# [Written exercise]
Where does the string "this" appear in the records? Copy every line that contains it.

Entries with chart source code
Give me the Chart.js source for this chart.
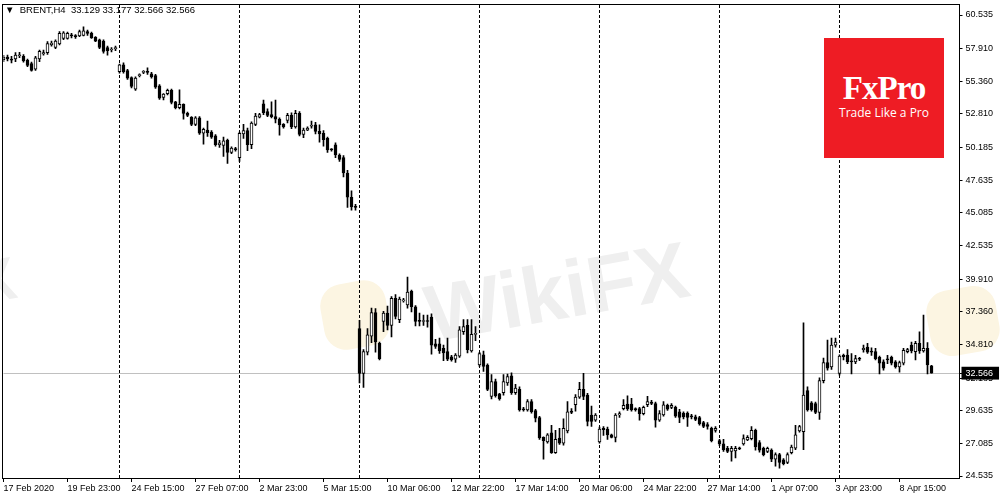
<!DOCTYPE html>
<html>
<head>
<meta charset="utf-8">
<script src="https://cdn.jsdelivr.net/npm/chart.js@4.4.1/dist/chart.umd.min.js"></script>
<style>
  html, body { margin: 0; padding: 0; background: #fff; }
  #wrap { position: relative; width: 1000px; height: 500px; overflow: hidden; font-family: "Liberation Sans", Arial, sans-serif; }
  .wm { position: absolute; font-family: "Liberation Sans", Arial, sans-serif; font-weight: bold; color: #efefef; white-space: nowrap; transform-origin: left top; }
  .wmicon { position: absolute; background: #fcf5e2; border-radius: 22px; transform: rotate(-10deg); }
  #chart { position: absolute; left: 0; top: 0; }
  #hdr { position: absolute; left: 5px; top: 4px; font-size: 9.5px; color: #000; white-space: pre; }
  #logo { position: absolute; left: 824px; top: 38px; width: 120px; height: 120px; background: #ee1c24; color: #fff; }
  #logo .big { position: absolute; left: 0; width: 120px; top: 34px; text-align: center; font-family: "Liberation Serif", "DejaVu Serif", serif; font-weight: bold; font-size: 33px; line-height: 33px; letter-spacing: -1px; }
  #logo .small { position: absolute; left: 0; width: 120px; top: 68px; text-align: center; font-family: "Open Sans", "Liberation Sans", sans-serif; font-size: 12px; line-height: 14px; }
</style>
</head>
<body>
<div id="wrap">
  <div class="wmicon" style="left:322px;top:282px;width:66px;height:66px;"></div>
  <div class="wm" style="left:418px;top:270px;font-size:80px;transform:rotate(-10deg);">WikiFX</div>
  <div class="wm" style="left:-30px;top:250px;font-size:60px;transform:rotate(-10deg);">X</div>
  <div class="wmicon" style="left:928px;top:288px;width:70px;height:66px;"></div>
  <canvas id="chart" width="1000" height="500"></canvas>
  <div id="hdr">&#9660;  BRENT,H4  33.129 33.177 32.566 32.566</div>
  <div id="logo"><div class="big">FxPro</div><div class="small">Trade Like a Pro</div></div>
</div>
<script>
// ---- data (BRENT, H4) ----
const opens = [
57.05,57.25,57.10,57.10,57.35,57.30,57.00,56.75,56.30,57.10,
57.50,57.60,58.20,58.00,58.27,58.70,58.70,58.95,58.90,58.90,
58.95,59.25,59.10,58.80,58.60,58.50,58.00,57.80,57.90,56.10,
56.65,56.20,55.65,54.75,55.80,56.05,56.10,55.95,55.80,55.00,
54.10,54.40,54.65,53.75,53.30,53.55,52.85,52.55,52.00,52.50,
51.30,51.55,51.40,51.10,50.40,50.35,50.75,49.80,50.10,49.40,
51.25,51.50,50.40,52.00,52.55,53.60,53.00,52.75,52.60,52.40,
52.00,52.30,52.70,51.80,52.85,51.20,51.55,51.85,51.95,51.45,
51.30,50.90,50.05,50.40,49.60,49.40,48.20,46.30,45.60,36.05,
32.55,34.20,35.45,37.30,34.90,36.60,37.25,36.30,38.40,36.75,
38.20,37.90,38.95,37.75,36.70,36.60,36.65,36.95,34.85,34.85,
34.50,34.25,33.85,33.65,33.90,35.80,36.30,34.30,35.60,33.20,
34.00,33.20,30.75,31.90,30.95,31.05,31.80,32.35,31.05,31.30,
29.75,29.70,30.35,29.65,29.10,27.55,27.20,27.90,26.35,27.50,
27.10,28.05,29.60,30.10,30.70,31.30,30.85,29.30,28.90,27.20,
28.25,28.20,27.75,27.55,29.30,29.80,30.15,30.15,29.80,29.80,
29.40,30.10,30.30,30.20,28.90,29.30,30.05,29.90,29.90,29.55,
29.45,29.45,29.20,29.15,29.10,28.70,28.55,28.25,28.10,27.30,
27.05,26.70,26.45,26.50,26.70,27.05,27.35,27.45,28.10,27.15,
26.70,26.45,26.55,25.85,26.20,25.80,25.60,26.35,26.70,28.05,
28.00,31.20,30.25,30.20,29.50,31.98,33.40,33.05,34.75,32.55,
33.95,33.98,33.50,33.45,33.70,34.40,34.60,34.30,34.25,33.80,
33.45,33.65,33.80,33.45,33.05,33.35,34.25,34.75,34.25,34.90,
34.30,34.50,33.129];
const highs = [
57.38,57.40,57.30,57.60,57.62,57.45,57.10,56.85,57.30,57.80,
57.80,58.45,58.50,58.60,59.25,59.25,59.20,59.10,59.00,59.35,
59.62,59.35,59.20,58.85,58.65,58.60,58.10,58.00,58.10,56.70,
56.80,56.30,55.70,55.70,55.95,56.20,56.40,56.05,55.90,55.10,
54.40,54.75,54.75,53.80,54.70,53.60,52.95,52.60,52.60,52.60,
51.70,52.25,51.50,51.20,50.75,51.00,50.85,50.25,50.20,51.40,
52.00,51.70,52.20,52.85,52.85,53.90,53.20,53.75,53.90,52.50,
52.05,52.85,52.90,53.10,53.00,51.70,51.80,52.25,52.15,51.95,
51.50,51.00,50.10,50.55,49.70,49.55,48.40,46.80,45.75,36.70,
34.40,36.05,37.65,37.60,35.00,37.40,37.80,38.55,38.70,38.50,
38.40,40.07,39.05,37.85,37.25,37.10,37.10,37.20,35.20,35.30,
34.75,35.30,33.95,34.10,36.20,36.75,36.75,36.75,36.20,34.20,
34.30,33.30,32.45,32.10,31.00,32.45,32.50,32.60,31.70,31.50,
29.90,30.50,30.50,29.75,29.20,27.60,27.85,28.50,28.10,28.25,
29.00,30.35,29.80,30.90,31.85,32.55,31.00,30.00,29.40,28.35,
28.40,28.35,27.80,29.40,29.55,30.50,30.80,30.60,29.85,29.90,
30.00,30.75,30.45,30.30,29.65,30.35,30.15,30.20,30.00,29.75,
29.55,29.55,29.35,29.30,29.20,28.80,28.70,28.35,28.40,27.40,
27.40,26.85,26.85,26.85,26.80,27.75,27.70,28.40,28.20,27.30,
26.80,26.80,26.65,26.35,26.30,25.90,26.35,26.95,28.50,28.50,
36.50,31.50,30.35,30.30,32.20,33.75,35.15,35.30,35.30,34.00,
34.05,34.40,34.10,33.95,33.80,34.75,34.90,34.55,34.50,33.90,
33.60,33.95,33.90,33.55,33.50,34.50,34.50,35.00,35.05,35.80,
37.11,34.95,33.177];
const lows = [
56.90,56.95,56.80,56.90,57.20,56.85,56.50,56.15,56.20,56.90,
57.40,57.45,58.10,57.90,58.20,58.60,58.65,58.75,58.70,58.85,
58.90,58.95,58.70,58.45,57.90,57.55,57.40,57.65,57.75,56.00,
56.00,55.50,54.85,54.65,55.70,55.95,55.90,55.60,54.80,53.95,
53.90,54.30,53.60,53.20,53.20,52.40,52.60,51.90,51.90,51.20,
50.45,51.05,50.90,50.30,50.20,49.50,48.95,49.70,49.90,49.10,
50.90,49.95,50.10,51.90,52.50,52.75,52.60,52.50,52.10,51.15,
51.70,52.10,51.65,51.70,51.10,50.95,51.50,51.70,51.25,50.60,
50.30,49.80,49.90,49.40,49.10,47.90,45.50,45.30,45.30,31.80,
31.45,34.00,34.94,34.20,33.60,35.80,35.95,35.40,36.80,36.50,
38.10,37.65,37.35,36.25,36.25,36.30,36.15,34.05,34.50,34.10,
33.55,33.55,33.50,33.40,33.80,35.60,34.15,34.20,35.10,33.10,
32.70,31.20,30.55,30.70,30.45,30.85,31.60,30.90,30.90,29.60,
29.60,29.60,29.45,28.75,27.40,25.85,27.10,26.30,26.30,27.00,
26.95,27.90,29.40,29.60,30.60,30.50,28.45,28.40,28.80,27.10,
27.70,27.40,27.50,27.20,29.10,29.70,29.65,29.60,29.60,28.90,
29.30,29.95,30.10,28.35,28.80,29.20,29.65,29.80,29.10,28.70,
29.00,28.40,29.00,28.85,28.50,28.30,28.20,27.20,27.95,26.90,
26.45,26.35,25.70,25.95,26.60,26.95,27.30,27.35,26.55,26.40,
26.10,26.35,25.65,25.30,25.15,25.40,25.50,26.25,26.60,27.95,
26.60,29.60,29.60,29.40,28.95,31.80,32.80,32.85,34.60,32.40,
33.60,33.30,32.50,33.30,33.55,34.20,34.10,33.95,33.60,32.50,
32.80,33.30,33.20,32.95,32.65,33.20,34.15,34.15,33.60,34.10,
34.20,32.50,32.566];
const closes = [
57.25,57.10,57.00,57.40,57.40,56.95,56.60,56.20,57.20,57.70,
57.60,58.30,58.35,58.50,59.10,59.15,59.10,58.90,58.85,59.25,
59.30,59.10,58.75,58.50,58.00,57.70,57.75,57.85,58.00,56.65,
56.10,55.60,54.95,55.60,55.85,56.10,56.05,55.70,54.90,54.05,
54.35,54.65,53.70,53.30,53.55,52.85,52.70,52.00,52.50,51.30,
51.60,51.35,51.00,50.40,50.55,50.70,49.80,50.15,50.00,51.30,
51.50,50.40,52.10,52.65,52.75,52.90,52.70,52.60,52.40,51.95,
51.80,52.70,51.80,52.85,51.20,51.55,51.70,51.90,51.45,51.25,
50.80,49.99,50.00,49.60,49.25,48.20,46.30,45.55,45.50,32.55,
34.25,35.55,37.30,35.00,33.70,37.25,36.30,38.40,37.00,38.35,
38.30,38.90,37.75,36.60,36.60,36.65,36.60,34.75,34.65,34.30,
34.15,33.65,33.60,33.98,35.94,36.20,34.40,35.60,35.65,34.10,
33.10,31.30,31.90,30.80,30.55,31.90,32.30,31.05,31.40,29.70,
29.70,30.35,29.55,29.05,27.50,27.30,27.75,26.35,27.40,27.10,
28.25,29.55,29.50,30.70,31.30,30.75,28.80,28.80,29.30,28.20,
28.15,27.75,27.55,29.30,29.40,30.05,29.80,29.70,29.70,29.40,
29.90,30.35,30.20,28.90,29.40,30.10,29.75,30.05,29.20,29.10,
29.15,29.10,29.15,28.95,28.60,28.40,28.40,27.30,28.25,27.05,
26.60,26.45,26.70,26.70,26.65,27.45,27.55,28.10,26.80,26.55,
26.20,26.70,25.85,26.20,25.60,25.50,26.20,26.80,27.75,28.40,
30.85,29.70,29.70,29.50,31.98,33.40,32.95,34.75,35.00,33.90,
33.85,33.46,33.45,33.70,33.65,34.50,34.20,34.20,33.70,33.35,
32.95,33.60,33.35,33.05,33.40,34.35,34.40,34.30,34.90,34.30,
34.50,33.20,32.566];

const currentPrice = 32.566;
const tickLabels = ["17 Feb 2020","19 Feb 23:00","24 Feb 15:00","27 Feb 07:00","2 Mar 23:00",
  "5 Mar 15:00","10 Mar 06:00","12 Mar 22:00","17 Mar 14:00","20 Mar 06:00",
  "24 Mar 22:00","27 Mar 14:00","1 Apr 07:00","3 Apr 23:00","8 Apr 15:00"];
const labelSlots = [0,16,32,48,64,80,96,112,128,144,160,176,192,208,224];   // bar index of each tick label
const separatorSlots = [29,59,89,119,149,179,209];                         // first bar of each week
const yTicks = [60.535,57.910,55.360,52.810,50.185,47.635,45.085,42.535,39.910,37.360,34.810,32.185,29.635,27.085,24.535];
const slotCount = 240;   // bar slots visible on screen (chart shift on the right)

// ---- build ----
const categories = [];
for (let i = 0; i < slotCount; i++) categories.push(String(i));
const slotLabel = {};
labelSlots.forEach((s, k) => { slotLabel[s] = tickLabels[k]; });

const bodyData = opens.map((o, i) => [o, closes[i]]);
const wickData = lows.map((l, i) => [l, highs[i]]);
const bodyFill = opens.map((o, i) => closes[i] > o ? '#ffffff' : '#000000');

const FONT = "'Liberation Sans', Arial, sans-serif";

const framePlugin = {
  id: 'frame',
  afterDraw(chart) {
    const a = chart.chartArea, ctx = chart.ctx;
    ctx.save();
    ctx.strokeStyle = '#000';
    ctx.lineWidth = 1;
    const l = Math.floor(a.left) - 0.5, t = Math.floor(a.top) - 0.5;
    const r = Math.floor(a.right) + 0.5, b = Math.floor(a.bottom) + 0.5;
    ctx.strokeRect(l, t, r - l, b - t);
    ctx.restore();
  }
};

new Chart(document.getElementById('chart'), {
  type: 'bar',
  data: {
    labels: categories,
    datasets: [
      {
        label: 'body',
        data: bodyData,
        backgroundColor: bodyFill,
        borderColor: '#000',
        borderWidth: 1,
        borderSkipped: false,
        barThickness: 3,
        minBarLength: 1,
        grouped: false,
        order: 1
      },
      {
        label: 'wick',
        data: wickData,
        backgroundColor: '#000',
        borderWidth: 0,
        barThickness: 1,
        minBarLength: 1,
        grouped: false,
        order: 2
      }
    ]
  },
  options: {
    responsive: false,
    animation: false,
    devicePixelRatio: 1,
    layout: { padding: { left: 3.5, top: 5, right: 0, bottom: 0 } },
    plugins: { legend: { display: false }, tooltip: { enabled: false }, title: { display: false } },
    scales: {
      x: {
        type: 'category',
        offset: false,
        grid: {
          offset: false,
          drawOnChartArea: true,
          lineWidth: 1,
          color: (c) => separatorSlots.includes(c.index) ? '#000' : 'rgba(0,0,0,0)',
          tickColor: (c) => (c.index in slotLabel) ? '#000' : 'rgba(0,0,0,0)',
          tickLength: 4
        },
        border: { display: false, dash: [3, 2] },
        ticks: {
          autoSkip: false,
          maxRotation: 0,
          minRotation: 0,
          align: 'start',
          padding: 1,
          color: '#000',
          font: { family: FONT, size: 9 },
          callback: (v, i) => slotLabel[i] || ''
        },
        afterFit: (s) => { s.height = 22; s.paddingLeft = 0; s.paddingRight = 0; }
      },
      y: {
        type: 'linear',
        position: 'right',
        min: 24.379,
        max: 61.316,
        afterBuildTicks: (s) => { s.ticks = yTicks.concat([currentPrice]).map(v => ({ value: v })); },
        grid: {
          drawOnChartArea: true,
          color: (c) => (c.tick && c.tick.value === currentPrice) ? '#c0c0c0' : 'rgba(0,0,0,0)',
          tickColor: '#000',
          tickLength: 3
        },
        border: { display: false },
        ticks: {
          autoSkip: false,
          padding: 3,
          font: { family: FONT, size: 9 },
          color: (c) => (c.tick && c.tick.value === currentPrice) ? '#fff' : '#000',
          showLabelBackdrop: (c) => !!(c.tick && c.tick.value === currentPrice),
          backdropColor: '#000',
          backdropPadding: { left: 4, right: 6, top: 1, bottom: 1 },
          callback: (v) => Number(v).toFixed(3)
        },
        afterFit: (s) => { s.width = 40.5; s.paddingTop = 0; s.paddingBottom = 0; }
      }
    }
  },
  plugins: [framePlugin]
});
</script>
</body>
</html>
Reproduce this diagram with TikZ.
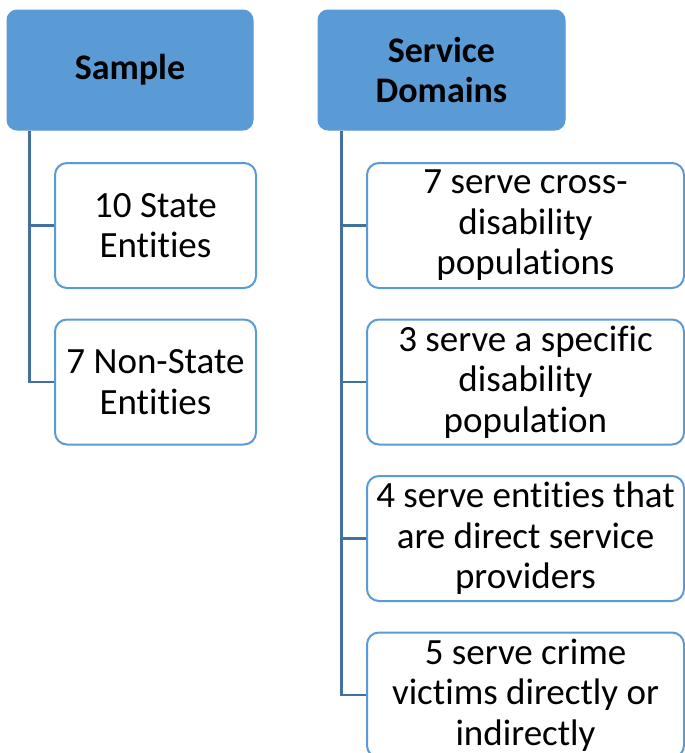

# [Result]
Give me the Chart.js source for this chart.
Reproduce this diagram with TikZ.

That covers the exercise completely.